My trial of email marketing from Constant Contact continues after a short delay. Last step was to chat to an email marketing consultant, who provided me with a lot of information to get me started. The next step was to try and put together my first email, and send it to the enormous mailing list of one person, me! I did start to read some of additional resources that I was sent as well, but frankly I'm more in a "get on and do it" mood, so I'll be making a lot of mistakes along the way.
To get started you have to pick a template for your email from all the categories presented. It feels like hundreds, so you'd think there would be one that jumped out at me. But this turned out harder than I expected. In the end I rejected the typical "business people around a PC" styles, opting for something more bright and friendly. Hey, I don't have to get it right first time, and hopefully nobody is judging Consected services on my aesthetic tastes. Just as long as the template is not clearly obnoxious or pink and flowery I think I'm okay.
So, a green template picked, now its time to start editing. For users of the Google Chrome browser, you'll get a warning that the editor is a Beta version currently. Which means presumably that the engineers haven't really had a chance to validate that everything works correctly, although for me it seemed to work alright (better than the editor I'm using to write this blog to be honest).
To make it obvious that it is a newsletter you are writing, the editor is split into the major blocks of the page:
- Table of contents
- etc, etc...
You get to edit each block independently of the others, which prevents you from completely screwing up the layout of the email if you delete something incorrectly. It also really helps to guide your thought processes, rather than starting from a blank page.
One gripe is around the simple image upload facility, which worked fine generally. Although I'll say that is seems kinda backwards to have to resize your images where you upload them into the library, rather than where they appear in the text. Maybe I'm missing something, but even this Google Blogger editor manages to be a little more intuitive in that regard.
Now, the big challenge. Something that no service can help you with really. What on earth do I write about? So my current areas of interest are barcodes for information management and marketing, and travel expenses. Woohoo! This is going to be exciting fodder. So let's get creative.
So I start writing, and find that the conveniently small article blocks that you start with really help you keep your thoughts concise and to the point. I want to capture people's interest in the email, not write War and Peace. So that part of it is easier than I expected. But I want each teaser article to lead to more useful information, on my blog or website. But I don't want this to just look like an obnoxious ploy to get people to my website to sell them something. This is about engagement, after all. So the hard part I realized is having some content already published somewhere that I can point reader of my newsletter to. The really valuable stuff that the newsletter teaser leads to.
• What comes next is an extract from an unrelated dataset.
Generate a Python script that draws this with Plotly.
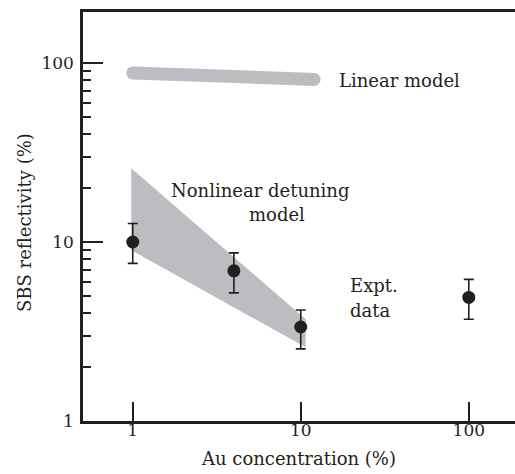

Well, that's where I've got myself stuck. So I sent the test email anyway, just for the hell of it. And it looked pretty good, I must say! But I now need to put some thought behind what is going behind the scenes. Writing good content, that I really want to publish on my website takes a little time. This blog, well you can already see that this is a different story. But it would be nice for people to get something useful from the website. So it seems I have another item for the to-do list. Which gives me a perfect opportunity to sign off until the next installment of my email marketing story.